> [Objective]:
Tally the lines that contain the string "this" and give the number by itself.

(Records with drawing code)
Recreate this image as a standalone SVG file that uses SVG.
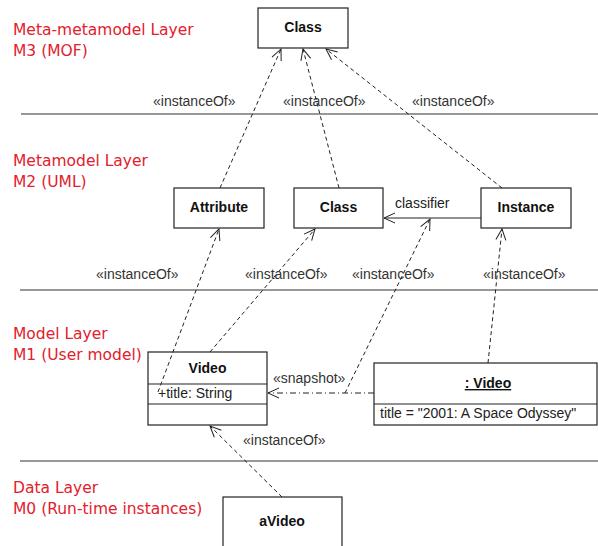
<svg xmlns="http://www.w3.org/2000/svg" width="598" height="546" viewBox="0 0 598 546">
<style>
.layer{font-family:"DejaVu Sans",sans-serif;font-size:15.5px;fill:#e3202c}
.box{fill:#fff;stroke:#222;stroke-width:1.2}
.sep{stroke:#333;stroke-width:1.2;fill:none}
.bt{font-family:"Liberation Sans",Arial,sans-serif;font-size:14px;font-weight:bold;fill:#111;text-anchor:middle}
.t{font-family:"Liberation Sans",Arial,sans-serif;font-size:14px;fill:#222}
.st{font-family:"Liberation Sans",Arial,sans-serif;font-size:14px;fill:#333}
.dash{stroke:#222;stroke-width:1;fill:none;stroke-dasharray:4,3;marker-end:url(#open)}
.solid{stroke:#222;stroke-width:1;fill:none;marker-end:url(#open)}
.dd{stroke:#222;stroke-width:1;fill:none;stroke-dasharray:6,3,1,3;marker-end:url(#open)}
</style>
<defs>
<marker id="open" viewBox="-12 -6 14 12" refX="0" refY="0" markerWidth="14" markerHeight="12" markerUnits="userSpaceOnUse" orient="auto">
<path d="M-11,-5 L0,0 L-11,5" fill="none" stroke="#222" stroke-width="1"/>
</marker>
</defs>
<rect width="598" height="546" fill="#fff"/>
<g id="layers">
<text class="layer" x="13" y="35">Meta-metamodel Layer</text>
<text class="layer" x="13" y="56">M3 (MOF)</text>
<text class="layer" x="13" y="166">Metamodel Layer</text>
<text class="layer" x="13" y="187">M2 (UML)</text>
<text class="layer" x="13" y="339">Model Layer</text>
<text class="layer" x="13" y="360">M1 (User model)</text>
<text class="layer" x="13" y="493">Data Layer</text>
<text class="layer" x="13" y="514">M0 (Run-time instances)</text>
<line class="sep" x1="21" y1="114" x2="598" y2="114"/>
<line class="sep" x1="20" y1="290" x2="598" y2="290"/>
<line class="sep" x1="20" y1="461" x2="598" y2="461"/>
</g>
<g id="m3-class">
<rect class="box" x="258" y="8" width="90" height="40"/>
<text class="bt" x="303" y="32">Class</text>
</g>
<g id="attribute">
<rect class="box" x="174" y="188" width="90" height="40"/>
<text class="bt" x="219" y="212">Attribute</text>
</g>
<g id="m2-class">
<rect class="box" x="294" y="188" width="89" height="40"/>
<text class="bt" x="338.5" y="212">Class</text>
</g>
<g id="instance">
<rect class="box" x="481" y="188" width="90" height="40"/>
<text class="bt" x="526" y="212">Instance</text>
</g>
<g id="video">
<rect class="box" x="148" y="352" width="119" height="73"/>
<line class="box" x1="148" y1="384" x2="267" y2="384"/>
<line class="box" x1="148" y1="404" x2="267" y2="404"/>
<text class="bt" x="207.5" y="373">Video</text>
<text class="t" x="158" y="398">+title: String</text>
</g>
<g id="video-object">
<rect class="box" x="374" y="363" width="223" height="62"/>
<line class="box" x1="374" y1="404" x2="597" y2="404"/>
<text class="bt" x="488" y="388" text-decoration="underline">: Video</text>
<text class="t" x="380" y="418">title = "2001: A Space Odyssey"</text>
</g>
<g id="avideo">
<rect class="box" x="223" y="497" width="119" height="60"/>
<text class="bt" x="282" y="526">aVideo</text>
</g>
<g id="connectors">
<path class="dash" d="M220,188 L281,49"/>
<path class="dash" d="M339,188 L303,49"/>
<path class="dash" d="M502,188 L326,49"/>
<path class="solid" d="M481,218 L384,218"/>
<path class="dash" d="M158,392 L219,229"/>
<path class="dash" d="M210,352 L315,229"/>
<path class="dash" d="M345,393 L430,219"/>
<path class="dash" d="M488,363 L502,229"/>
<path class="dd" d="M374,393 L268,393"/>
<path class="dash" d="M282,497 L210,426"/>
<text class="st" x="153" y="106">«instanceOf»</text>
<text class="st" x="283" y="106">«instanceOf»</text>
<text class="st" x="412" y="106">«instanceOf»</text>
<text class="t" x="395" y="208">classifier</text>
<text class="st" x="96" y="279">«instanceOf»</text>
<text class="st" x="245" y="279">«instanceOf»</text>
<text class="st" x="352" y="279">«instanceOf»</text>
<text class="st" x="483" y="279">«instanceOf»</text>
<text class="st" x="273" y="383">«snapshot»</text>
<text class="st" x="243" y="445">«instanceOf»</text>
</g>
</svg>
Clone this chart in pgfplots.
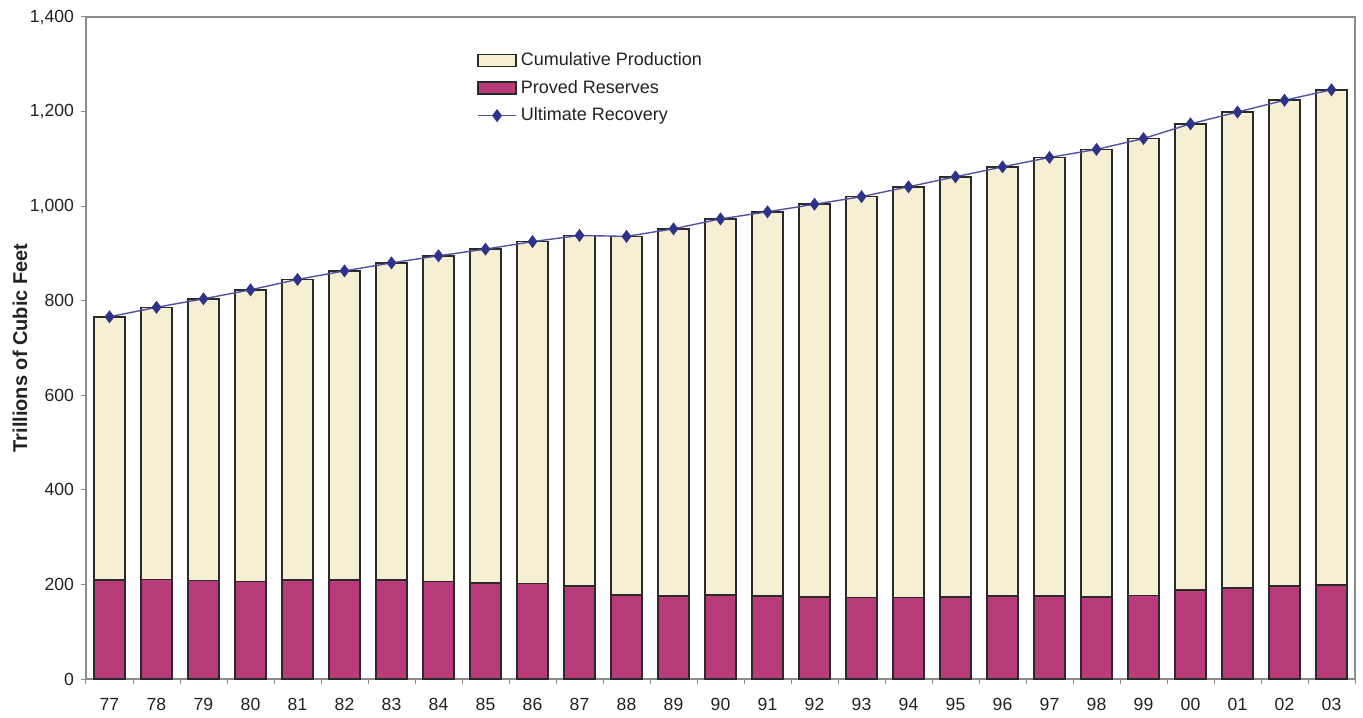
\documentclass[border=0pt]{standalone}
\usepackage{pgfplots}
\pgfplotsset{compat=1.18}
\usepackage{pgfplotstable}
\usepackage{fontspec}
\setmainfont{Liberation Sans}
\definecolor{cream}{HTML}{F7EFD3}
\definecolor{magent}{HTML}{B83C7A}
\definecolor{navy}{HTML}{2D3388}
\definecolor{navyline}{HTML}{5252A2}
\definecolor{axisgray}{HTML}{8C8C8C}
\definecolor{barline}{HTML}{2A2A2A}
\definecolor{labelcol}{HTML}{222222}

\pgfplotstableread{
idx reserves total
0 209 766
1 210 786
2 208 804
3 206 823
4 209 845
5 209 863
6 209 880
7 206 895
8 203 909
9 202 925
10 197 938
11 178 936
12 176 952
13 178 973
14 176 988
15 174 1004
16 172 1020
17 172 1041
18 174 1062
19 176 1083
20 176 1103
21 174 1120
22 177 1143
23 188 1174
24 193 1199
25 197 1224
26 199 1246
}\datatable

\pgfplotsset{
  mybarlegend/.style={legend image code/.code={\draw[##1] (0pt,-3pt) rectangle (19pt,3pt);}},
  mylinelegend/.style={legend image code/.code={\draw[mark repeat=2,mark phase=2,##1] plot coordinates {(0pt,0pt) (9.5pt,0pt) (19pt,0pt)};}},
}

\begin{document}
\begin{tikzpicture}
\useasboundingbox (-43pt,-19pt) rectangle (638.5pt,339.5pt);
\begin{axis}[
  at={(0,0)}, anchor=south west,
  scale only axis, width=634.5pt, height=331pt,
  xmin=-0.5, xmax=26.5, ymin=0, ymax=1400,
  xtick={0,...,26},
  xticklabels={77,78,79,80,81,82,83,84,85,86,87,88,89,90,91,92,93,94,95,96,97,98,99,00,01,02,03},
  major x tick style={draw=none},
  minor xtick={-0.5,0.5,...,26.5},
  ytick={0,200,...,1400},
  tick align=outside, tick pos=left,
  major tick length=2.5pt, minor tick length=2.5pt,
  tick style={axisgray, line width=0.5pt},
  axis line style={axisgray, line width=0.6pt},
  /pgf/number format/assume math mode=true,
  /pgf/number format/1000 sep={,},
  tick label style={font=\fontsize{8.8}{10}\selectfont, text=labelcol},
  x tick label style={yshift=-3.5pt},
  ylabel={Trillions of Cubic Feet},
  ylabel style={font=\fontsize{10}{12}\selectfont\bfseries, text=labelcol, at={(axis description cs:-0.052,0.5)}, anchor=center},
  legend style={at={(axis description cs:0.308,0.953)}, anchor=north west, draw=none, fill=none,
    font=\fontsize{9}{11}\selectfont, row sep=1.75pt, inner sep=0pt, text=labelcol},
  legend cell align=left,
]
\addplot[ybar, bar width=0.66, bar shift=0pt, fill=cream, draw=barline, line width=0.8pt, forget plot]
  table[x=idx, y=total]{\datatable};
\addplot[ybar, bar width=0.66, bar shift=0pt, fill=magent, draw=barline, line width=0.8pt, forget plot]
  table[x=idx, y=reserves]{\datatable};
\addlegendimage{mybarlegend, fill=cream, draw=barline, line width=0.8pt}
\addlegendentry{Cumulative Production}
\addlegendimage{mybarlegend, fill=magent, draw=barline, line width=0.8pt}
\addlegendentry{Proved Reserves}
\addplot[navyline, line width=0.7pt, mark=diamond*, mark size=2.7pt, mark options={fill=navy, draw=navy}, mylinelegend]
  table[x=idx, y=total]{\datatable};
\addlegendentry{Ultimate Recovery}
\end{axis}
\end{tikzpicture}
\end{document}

> [Final result]:
2